Open a network object denoted by a URL for reading. If the URL does not have a scheme identifier, or if it has file: as its scheme identifier, this opens a local file (without universal newlines); otherwise it opens a socket to a server somewhere on the network. If the connection cannot be made the IOError exception is raised. If all went well, a file-like object is returned. This supports the following methods: read(), readline(), readlines(), fileno(), close(), info(), getcode() and geturl(). It also has proper support for theiterator protocol. One caveat: the read() method, if the size argument is omitted or negative, may not read until the end of the data stream; there is no good way to determine that the entire stream from a socket has been read in the general case.
Except for the info(), getcode() and geturl() methods, these methods have the same interface as for file objects — see section File Objects in this manual. (It is not a built-in file object, however, so it can’t be used at those few places where a true built-in file object is required.)
The info() method returns an instance of the class mimetools.Message containing meta-information associated with the URL. When the method is HTTP, these headers are those returned by the server at the head of the retrieved HTML page (including Content-Length and Content-Type). When the method is FTP, a Content-Length header will be present if (as is now usual) the server passed back a file length in response to the FTP retrieval request. A Content-Type header will be present if the MIME type can be guessed. When the method is local-file, returned headers will include a Date representing the file’s last-modified time, a Content-Length giving file size, and a Content-Type containing a guess at the file’s type. See also the description of the mimetools module.

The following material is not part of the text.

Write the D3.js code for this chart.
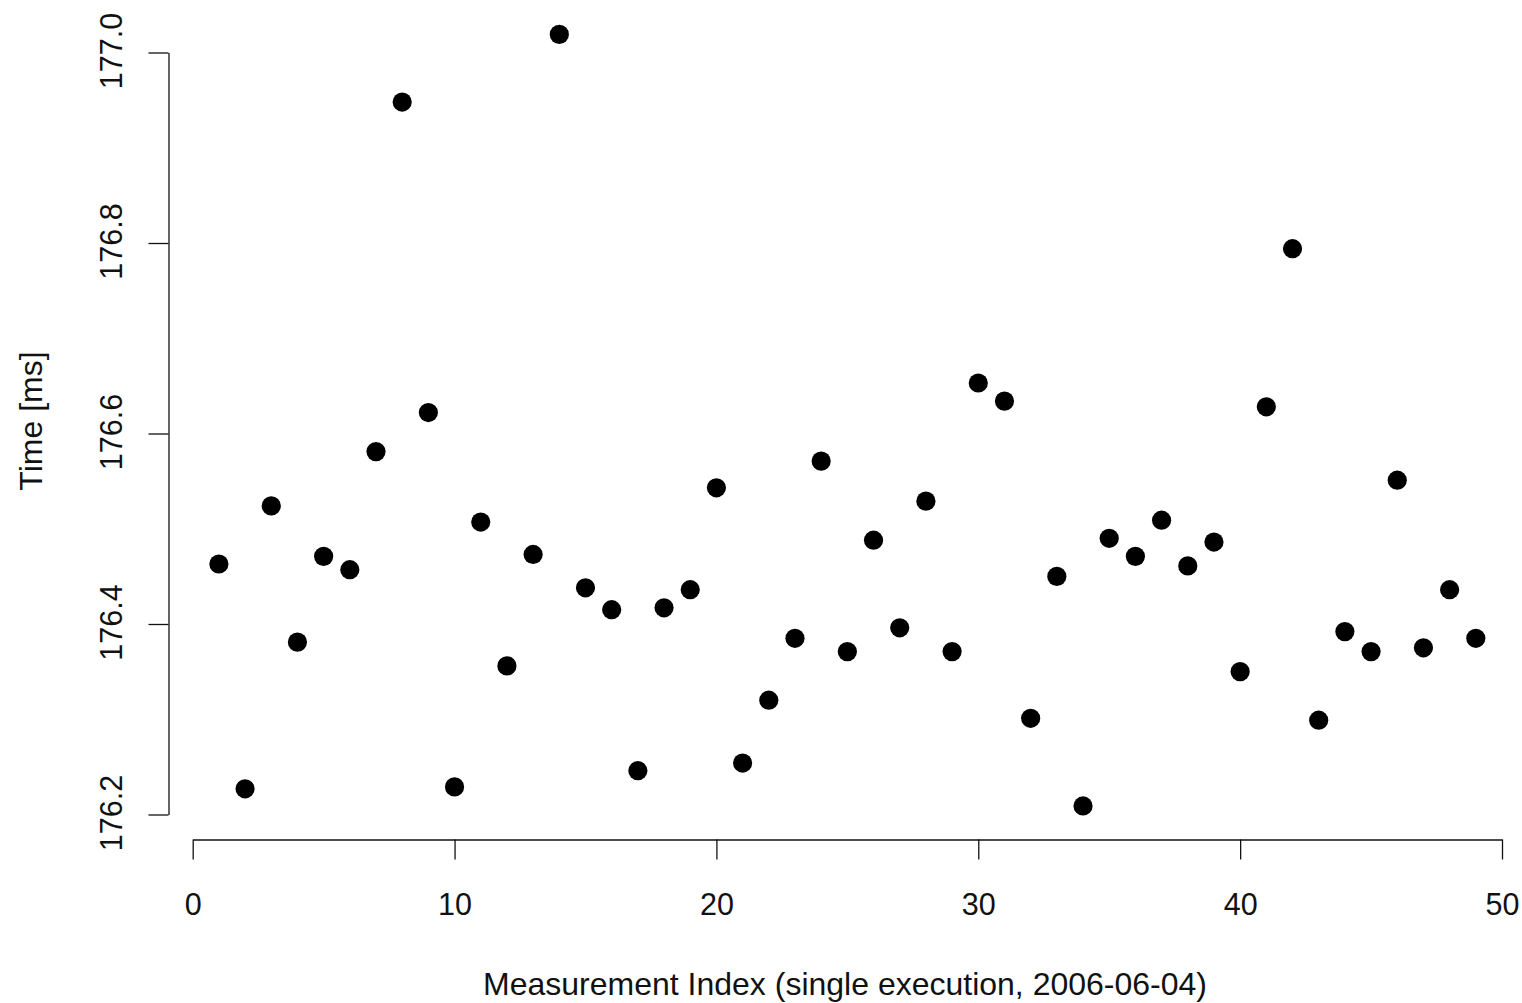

The geturl() method returns the real URL of the page. In some cases, the HTTP server redirects a client to another URL. The urlopen()function handles this transparently, but in some cases the caller needs to know which URL the client was redirected to. The geturl()method can be used to get at this redirected URL.
The getcode() method returns the HTTP status code that was sent with the response, or None if the URL is no HTTP URL.

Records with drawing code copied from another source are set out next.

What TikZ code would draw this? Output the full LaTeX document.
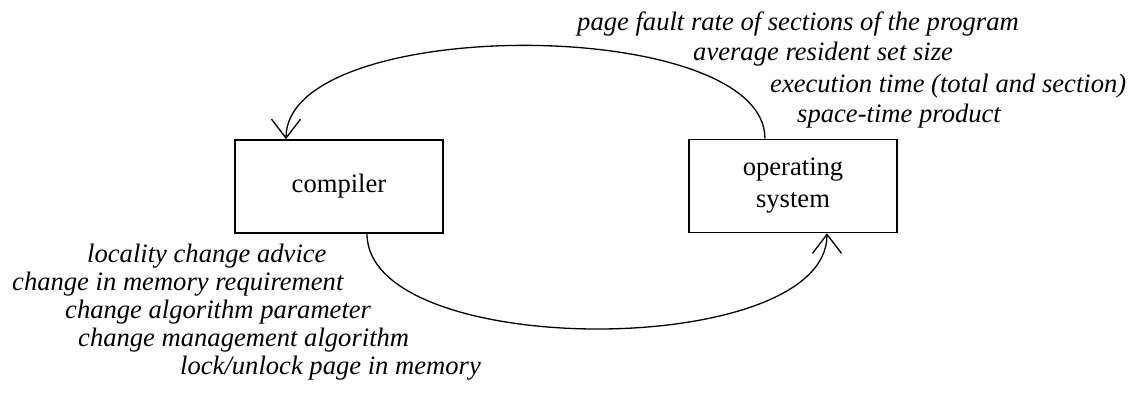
\documentclass[tikz,border=0pt]{standalone}
\usepackage{fontspec}
\setmainfont{Liberation Serif}[ItalicFont = {Liberation Serif Italic}]
\usetikzlibrary{arrows.meta}
\usetikzlibrary{positioning}
\tikzset{box/.style = {draw, line width = 1.6, inner sep = 0,
                       minimum width = 208, minimum height = 93,
                       align = center, font = \fontsize{26.6}{32}\selectfont}}
\tikzset{note/.style = {inner sep = 0, anchor = base west,
                        font = \fontsize{26.6}{30}\selectfont\itshape}}
\tikzset{arr/.style = {line width = 1.3,
                       -{Straight Barb[length = 19, width = 29, line width = 1.3]}}}

\begin{document}
\begin{tikzpicture}[x = 1pt, y = 1pt]
    \useasboundingbox (0, 0) rectangle (1133, 392);

    \node (compiler) at (339, 205.5) [box] {compiler};
    \node (os) at (793, 206) [box] {operating\\system};

    % what the system reports back
    \draw [arr] ([xshift = -28]os.north) .. controls +(0, 124) and +(0, 125) .. ([xshift = -53]compiler.north);
    \node (fault) at (577, 362) [note] {page fault rate of sections of the program};
    \node (rss) at (693, 331) [note] {average resident set size};
    \node (exec) at (770, 300) [note] {execution time (total and section)};
    \node (stp) at (797, 270) [note] {space-time product};

    % what the compiler passes on
    \draw [arr] ([xshift = 28]compiler.south) .. controls +(0, -127) and +(0, -127) .. ([xshift = 34]os.south);
    \node (advice) at (87, 130) [note] {locality change advice};
    \node (memreq) at (12, 102) [note] {change in memory requirement};
    \node (param) at (65, 74) [note] {change algorithm parameter};
    \node (mgmt) at (78, 46) [note] {change management algorithm};
    \node (lock) at (180, 18) [note] {lock/unlock page in memory};
  \end{tikzpicture}
\end{document}
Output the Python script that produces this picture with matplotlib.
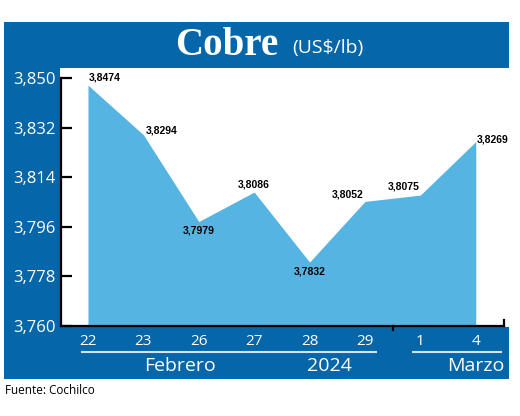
import matplotlib.pyplot as plt
import matplotlib.transforms as mtransforms
from matplotlib.patches import Rectangle

# datos del grafico
dias = ['22', '23', '26', '27', '28', '29', '1', '4']
precios = [3.8474, 3.8294, 3.7979, 3.8086, 3.7832, 3.8052, 3.8075, 3.8269]
etiquetas = ['3,8474', '3,8294', '3,7979', '3,8086', '3,7832', '3,8052', '3,8075', '3,8269']
yticks = [3.760, 3.778, 3.796, 3.814, 3.832, 3.850]
ytick_labels = ['3,760', '3,778', '3,796', '3,814', '3,832', '3,850']

AZUL = '#0566aa'
CELESTE = '#56b4e2'
W, H = 520, 416

fig = plt.figure(figsize=(5.2, 4.16), dpi=100)

def rect(x0, y0, x1, y1, color):
    # coordenadas en pixeles desde arriba a la izquierda
    fig.add_artist(Rectangle((x0 / W, 1 - y1 / H), (x1 - x0) / W, (y1 - y0) / H,
                             transform=fig.transFigure, color=color, lw=0, zorder=0))

rect(4, 22, 509, 379, AZUL)
rect(60, 68, 509, 327, 'white')

ax = fig.add_axes([61 / W, 1 - 326 / H, 443 / W, 258 / H], zorder=2)
ax.set_facecolor('none')

x = list(range(len(dias)))
ax.fill_between(x, precios, 3.760, color=CELESTE, lw=0)
ax.set_xlim(-0.487, 7.51)
ax.set_ylim(3.760, 3.8536)

for s in ['top', 'right']:
    ax.spines[s].set_visible(False)
ax.spines['left'].set_bounds(3.760, 3.850)
ax.spines['left'].set_linewidth(1.6)
ax.spines['bottom'].set_linewidth(1.6)

ax.set_yticks(yticks)
ax.set_yticklabels(ytick_labels, fontsize=12, color='white', family='Open Sans')
ax.tick_params(axis='y', direction='in', length=8, width=1.6, pad=4)
ax.set_xticks(x)
ax.set_xticklabels(dias, fontsize=11, color='white', family='Open Sans')
ax.tick_params(axis='x', length=0, pad=6)

# marcas pequeñas del eje x
ax.plot([1, 1], [0, 0.025], transform=ax.transAxes, color='black', lw=1.6, clip_on=False)
sep = mtransforms.blended_transform_factory(ax.transData, ax.transAxes)
ax.plot([5.5, 5.5], [0, -0.015], transform=sep, color='black', lw=1.6, clip_on=False)

# etiquetas de valores
pos = [('left', 'baseline', 0.5, 3), ('left', 'center', 1.5, 3), ('center', 'top', 0, -3),
       ('center', 'baseline', 0, 3), ('center', 'top', 0, -3), ('right', 'baseline', -1, 3),
       ('right', 'baseline', -0.5, 4), ('left', 'center', 1, 1.5)]
for i in range(len(precios)):
    ha, va, dx, dy = pos[i]
    ax.annotate(etiquetas[i], (x[i], precios[i]), xytext=(dx, dy), textcoords='offset points',
                ha=ha, va=va, fontsize=7.5, fontweight='bold',
                family='Liberation Sans', color='black')

# meses
ax.plot([-0.1, 5.2], [-0.10, -0.10], transform=sep, color='#d6e4f0', lw=1.5, clip_on=False)
ax.plot([5.87, 7.45], [-0.10, -0.10], transform=sep, color='#d6e4f0', lw=1.5, clip_on=False)
ax.text(1.66, -0.155, 'Febrero', transform=sep, ha='center', va='center', color='white',
        fontsize=14, family='Open Sans')
ax.text(4.35, -0.155, '2024', transform=sep, ha='center', va='center', color='white',
        fontsize=14, family='Open Sans')
ax.text(7.0, -0.155, 'Marzo', transform=sep, ha='center', va='center', color='white',
        fontsize=14, family='Open Sans')

# titulo
fig.text(278 / W, 1 - 55 / H, 'Cobre', ha='right', va='baseline', color='white',
         fontsize=28, fontweight='bold', family='Liberation Serif')
fig.text(292 / W, 1 - 53 / H, '(US$/lb)', ha='left', va='baseline', color='white',
         fontsize=14, family='Open Sans')

fig.text(5 / W, 1 - 390 / H, 'Fuente: Cochilco', ha='left', va='center', color='black',
         fontsize=8.5, family='Open Sans')

fig.savefig('out.png', dpi=100)
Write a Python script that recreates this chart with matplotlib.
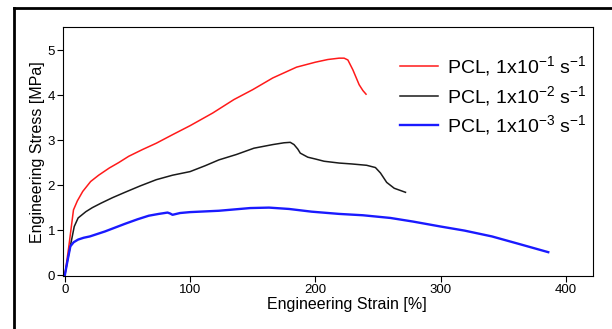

If the url uses the http: scheme identifier, the optional data argument may be given to specify a POST request (normally the request type is GET). The data argument must be in standard application/x-www-form-urlencoded format; see the urlencode() function below.
The urlopen() function works transparently with proxies which do not require authentication. In a Unix or Windows environment, set the http_proxy, or ftp_proxy environment variables to a URL that identifies the proxy server before starting the Python interpreter. For example (the '%' is the command prompt):
% http_proxy="http://www.someproxy.com:3128"% export http_proxy% python...
The no_proxy environment variable can be used to specify hosts which shouldn’t be reached via proxy; if set, it should be a comma-separated list of hostname suffixes, optionally with :port appended, for example cern.ch,ncsa.uiuc.edu,some.host:8080.
In a Windows environment, if no proxy environment variables are set, proxy settings are obtained from the registry’s Internet Settings section.
In a Mac OS X environment, urlopen() will retrieve proxy information from the OS X System Configuration Framework, which can be managed with Network System Preferences panel.
Alternatively, the optional proxies argument may be used to explicitly specify proxies. It must be a dictionary mapping scheme names to proxy URLs, where an empty dictionary causes no proxies to be used, and None (the default value) causes environmental proxy settings to be used as discussed above. For example:
#Use http://www.someproxy.com:3128 for http proxying
proxies = {'http': 'http://www.someproxy.com:3128'}
filehandle = urllib.urlopen(some_url, proxies=proxies)
# Don't use any proxies
filehandle = urllib.urlopen(some_url, proxies={})
# Use proxies from environment - both versions are equivalent
filehandle = urllib.urlopen(some_url, proxies=None)
filehandle = urllib.urlopen(some_url)
Proxies which require authentication for use are not currently supported; this is considered an implementation limitation.
The context parameter may be set to a ssl.SSLContext instance to configure the SSL settings that are used if urlopen() makes a HTTPS connection.
Changed in version 2.3: Added the proxies support.
Changed in version 2.6: Added getcode() to returned object and support for the no_proxy environment variable.
Changed in version 2.7.9: The context parameter was added.
Deprecated since version 2.6: The urlopen() function has been removed in Python 3 in favor of urllib2.urlopen().